Depois, em domínios como a energia, sem dúvida, um buraco negro, a nível da UE, nada é dito sobre como proceder à redução dos custos energéticos ao nível da União, embora haja uma passagem onde refere que é preciso “agir com rapidez e unidade”.

O que tem feito a Comissão para gerar a unidade necessária, por exemplo, para construir uma política energética, quando estamos perante a Comissão Europeia mais sectária, neste domínio, com uma vice-presidente antinuclear, um comissário da energia, pior ainda, que já criou conflitos em reuniões do Conselho da Energia com representantes da França, defensor da energia nuclear e uma presidente pendente da posição da Alemanha.
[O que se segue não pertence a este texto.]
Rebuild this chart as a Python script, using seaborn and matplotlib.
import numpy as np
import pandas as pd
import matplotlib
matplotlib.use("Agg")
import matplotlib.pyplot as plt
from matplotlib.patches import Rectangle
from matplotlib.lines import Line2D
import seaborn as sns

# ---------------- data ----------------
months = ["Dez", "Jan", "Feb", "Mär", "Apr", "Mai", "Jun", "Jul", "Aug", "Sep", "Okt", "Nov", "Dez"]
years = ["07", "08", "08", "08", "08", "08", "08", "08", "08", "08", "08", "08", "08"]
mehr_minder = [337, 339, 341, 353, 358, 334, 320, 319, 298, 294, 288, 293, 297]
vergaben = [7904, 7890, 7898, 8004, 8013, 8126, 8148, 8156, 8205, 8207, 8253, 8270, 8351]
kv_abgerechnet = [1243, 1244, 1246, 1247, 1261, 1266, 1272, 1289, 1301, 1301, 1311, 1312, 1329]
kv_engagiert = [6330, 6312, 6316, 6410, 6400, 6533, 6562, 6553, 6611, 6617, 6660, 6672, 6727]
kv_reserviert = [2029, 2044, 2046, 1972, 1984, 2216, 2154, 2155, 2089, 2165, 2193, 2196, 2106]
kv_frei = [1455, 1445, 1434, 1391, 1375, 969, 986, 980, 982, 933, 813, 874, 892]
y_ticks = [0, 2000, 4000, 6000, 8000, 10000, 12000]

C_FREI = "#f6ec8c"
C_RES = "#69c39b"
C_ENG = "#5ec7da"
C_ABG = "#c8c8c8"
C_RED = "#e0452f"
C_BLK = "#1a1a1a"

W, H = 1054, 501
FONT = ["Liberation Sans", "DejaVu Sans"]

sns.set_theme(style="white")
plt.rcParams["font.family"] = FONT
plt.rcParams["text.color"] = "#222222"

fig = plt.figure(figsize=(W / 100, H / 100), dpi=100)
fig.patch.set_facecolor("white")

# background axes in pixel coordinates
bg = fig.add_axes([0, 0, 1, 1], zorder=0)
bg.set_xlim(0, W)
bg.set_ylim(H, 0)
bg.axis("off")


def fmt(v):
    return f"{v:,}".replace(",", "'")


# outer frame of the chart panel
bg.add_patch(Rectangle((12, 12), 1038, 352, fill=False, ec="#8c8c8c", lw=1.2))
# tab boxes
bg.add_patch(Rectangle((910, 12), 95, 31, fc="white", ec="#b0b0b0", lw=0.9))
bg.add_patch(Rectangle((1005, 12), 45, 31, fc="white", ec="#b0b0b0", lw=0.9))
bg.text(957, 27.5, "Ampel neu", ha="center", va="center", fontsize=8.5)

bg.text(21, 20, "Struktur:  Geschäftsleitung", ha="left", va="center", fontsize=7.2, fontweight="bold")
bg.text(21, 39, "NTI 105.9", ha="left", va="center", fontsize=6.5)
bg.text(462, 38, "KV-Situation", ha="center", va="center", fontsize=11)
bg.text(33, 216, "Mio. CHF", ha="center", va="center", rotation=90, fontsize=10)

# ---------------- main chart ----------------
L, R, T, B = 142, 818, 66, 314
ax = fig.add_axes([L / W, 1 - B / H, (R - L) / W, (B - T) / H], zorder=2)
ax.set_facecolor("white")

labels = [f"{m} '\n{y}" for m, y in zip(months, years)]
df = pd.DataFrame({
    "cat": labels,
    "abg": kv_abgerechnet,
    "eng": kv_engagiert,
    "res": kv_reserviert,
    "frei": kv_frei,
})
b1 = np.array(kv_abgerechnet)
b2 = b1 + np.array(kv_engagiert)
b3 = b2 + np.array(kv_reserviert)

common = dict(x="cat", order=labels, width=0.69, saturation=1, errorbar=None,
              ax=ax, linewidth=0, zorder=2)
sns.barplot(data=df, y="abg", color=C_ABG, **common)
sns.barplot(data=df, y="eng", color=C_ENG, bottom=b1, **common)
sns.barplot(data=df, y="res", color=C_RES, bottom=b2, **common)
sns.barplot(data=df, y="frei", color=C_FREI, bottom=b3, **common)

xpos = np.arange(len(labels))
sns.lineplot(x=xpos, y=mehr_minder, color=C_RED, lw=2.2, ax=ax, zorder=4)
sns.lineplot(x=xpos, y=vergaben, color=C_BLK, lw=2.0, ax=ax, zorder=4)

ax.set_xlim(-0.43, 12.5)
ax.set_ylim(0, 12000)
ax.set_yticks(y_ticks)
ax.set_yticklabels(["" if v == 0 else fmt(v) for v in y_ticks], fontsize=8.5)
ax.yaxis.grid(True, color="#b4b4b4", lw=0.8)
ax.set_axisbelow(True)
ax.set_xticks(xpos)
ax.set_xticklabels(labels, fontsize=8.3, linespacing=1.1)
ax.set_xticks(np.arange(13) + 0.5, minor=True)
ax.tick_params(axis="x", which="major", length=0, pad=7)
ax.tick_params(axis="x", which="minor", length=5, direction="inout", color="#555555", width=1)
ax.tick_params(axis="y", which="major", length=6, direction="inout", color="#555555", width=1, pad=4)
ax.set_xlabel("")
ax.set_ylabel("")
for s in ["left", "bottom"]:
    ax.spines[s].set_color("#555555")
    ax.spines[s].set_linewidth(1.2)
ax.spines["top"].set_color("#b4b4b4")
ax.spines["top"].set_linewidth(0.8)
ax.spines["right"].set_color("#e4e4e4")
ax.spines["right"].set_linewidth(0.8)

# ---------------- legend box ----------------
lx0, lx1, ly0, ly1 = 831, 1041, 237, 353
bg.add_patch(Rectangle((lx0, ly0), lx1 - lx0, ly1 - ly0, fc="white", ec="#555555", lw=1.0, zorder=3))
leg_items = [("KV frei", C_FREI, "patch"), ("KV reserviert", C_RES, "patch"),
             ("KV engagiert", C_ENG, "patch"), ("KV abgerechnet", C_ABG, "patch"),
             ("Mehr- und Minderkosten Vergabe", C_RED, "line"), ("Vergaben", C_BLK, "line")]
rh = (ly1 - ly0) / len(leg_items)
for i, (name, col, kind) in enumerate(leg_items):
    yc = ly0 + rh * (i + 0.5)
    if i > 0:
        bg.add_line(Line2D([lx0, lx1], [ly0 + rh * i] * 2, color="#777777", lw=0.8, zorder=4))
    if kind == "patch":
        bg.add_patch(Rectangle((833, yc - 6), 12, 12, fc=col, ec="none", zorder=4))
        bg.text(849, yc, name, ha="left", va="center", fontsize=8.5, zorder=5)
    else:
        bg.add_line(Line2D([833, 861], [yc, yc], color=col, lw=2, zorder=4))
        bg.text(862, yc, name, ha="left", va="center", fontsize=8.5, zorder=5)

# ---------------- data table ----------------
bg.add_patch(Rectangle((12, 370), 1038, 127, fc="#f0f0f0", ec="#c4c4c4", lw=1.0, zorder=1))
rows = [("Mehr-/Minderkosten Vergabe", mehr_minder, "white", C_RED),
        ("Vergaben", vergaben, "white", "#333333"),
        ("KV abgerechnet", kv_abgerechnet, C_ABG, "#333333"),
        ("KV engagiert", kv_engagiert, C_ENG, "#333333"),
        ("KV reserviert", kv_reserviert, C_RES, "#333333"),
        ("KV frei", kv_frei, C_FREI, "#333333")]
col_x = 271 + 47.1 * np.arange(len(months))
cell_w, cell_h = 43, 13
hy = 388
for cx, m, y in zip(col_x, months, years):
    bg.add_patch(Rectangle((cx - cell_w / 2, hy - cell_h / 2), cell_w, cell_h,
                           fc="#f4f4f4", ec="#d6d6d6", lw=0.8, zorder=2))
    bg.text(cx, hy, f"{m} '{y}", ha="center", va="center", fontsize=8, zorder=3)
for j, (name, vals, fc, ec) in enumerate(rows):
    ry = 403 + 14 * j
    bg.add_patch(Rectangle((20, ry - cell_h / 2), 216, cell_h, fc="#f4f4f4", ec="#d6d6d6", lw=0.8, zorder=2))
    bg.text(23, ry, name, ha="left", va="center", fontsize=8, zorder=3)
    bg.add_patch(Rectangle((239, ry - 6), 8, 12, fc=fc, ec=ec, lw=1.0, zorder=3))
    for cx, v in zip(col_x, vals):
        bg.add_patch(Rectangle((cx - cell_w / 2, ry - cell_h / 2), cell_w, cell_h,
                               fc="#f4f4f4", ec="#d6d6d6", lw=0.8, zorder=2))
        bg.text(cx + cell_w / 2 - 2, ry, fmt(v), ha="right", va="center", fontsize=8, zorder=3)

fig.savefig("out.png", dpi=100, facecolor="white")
Onde está a unidade de acção? O mercado interno lançado por Delors, como antes se referiu e como diz Enrico Letta e, Draghi retoma, nunca foi completado e era fundamental para que o modelo europeu tivesse tido sucesso.
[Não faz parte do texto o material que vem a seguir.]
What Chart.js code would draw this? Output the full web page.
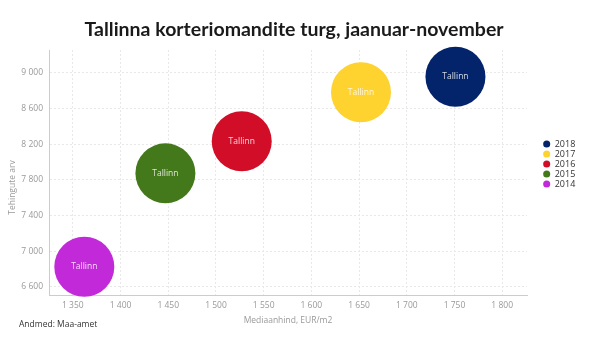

[Nota: defender a nuclear como fonte de energia limpa, bater-se para que a União Europeia pratique com esta fonte as regras praticadas com as outras, no mínimo em plano de igualdade, o que não tem sido seguido até à data, não implica ter de investir na energia nuclear. Implica não criar obstáculos a quem decida seguir esse caminho, hoje reconhecido como idóneo].

Como se pode avançar, então, com uma Bússola da Competitividade, digna desse nome, sem consenso em áreas fundamentais como energia, automóvel, mercado único e sem financiamento escalonado à altura que, a prazo, coloque a União Europeia no patamar Internacional que lhe interessa?
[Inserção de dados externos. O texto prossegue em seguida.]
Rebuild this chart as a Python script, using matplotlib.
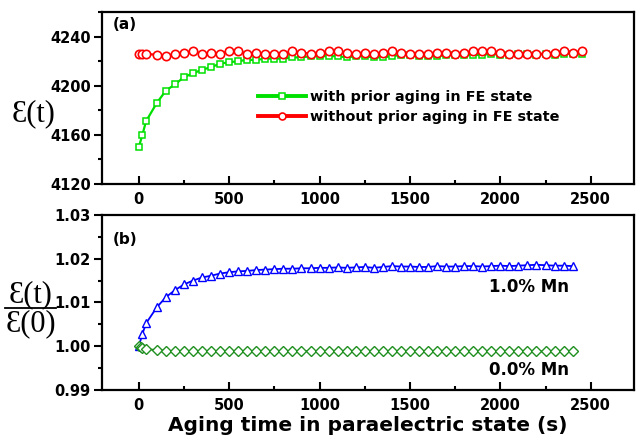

Falta tudo ou quase: modelo económico, vontade política, consensos e dirigentes à altura para tão importante tarefa. Mais uma vez, uma oportunidade adiada e nas condições actuais, a UE acossada por Trump pode vir a enfrentar uma situação difícil.

Termino a pensar em duas ideias criativas avançadas por Enrico Letta, em resposta a Trump: por que não a Europa aproximar-se de Pequim neste contexto?! E porque não hiper-tributar as grandes multinacionais americanas na Europa?

O autor escreve de acordo com a antiga ortografia.